Keynes understand all this clearly, and the fact that the long-term interest rate is conventionally determined in this way is quite important to his theory. But he seems never to have considered the possibility of negative yields. As a result he saw the possibility of capital gains as disappearing as interest rates got close to zero. This meant that for him, the conventional valuation was not symmetrical, but operated mainly as a floor. But once we allow the possibility of negative rates, conventional expectations can prevent a rise in interest rates just as easily as a fall.

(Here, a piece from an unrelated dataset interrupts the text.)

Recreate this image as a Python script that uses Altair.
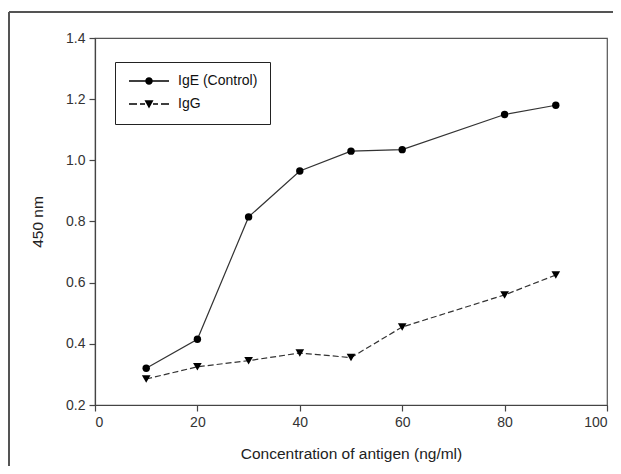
import altair as alt
import pandas as pd

# ---- data ----
concentration = [10, 20, 30, 40, 50, 60, 80, 90]
ige_control = [0.32, 0.415, 0.815, 0.965, 1.03, 1.035, 1.15, 1.18]
igg = [0.285, 0.325, 0.345, 0.37, 0.355, 0.455, 0.56, 0.625]
series_names = ["IgE (Control)", "IgG"]
x_ticks = [0, 20, 40, 60, 80, 100]
y_ticks = [0.2, 0.4, 0.6, 0.8, 1.0, 1.2, 1.4]

rows = []
for c, v in zip(concentration, ige_control):
    rows.append({"conc": c, "value": v, "series": series_names[0]})
for c, v in zip(concentration, igg):
    rows.append({"conc": c, "value": v, "series": series_names[1]})
df = pd.DataFrame(rows)

FONT = "Liberation Sans"
LINE_COLOR = "#333333"

x_enc = alt.X("conc:Q", scale=alt.Scale(domain=[0, 100], nice=False),
              axis=alt.Axis(values=x_ticks, title="Concentration of antigen (ng/ml)"))
y_enc = alt.Y("value:Q", scale=alt.Scale(domain=[0.2, 1.4], nice=False, zero=False),
              axis=alt.Axis(values=y_ticks, format=".1f", title="450 nm"))

base = alt.Chart(df).encode(x=x_enc, y=y_enc)

line_ige = base.transform_filter(alt.datum.series == series_names[0]).mark_line(
    color=LINE_COLOR, strokeWidth=1.2)
line_igg = base.transform_filter(alt.datum.series == series_names[1]).mark_line(
    color=LINE_COLOR, strokeWidth=1.2, strokeDash=[6, 3])
pts_ige = base.transform_filter(alt.datum.series == series_names[0]).mark_point(
    shape="circle", filled=True, color="black", opacity=1, size=55)
pts_igg = base.transform_filter(alt.datum.series == series_names[1]).mark_point(
    shape="triangle-down", filled=True, color="black", opacity=1, size=75)

# legend symbols: line + marker drawn as filled custom symbol paths
def seg(a, b, h=0.13):
    return f"M{a},{-h}L{b},{-h}L{b},{h}L{a},{h}Z"

sym_ige = seg(-1, 7) + "M3.75,0A0.75,0.75,0,1,1,2.25,0A0.75,0.75,0,1,1,3.75,0Z"
sym_igg = (seg(-1, 0.6) + seg(1.2, 2.2) + seg(3.8, 4.8) + seg(5.4, 7)
           + "M2.1,-0.75L3.9,-0.75L3,0.9Z")

legend_layer = alt.Chart(df).transform_filter("false").mark_point(
    filled=True, color="black", opacity=1, size=100
).encode(
    x="conc:Q", y="value:Q",
    shape=alt.Shape("series:N",
                    scale=alt.Scale(domain=series_names, range=[sym_ige, sym_igg]),
                    legend=alt.Legend(
                        title=None, orient="none", legendX=20, legendY=24,
                        strokeColor="#222", padding=12, rowPadding=9,
                        symbolSize=100, symbolFillColor="black",
                        labelOffset=37, labelFont=FONT, labelFontSize=14,
                        labelColor="#111", cornerRadius=0,
                    )),
)

# decorative outer frame (left and top edges of the figure border)
frame_left = alt.Chart(df).mark_rule(color="#555", strokeWidth=1).encode(
    x=alt.value(-86), y=alt.value(-26), y2=alt.value(440))
frame_top = alt.Chart(df).mark_rule(color="#555", strokeWidth=1).encode(
    x=alt.value(-86), x2=alt.value(530), y=alt.value(-26))

chart = alt.layer(
    frame_left, frame_top, line_ige, line_igg, pts_ige, pts_igg, legend_layer
).properties(
    width=512, height=367,
    autosize=alt.AutoSizeParams(type="none"),
    padding={"left": 87, "top": 30, "right": 6, "bottom": 61},
).configure_view(
    stroke="#555", strokeWidth=1.2
).configure_axis(
    grid=False, domainColor="#444", domainWidth=1.2, tickColor="#444",
    tickSize=6, tickWidth=1.2, labelFont=FONT, labelFontSize=14,
    labelColor="#333", titleFont=FONT, titleFontSize=15.5, titleFontWeight="normal",
    titleColor="#222", labelPadding=4,
).configure_axisY(
    titlePadding=20, labelPadding=4
).configure_axisX(
    titlePadding=17
)

chart.save("out.html", embed_options={"renderer": "svg", "actions": False})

In short, negative yields are a puzzle and a problem in the real exchange paradigm that dominates economic conversation, in which the “interest rate” is the terms on which goods today exchange for goods in the future. But from the money view, where the interest rate is the (inverse of) the price of an asset yielding a flow of money payments, there is nothing especially puzzling about negative rates. It just implies greater demand for the relevant assets. A corollary is that while there should be a single exchange rate between now and later, the prices of different assets may behave quite differently. So while many of the paradoxes people pose around negative rates assume that all rates go negative together, in the real world the average rate on US credit cards, for example, is still about 15 percent — the same as it was 20 years ago.
In the future, the question people may ask is not how interest rates could be negative, but why was it that the government for so long paid the banks for the valuable services its bonds offered them?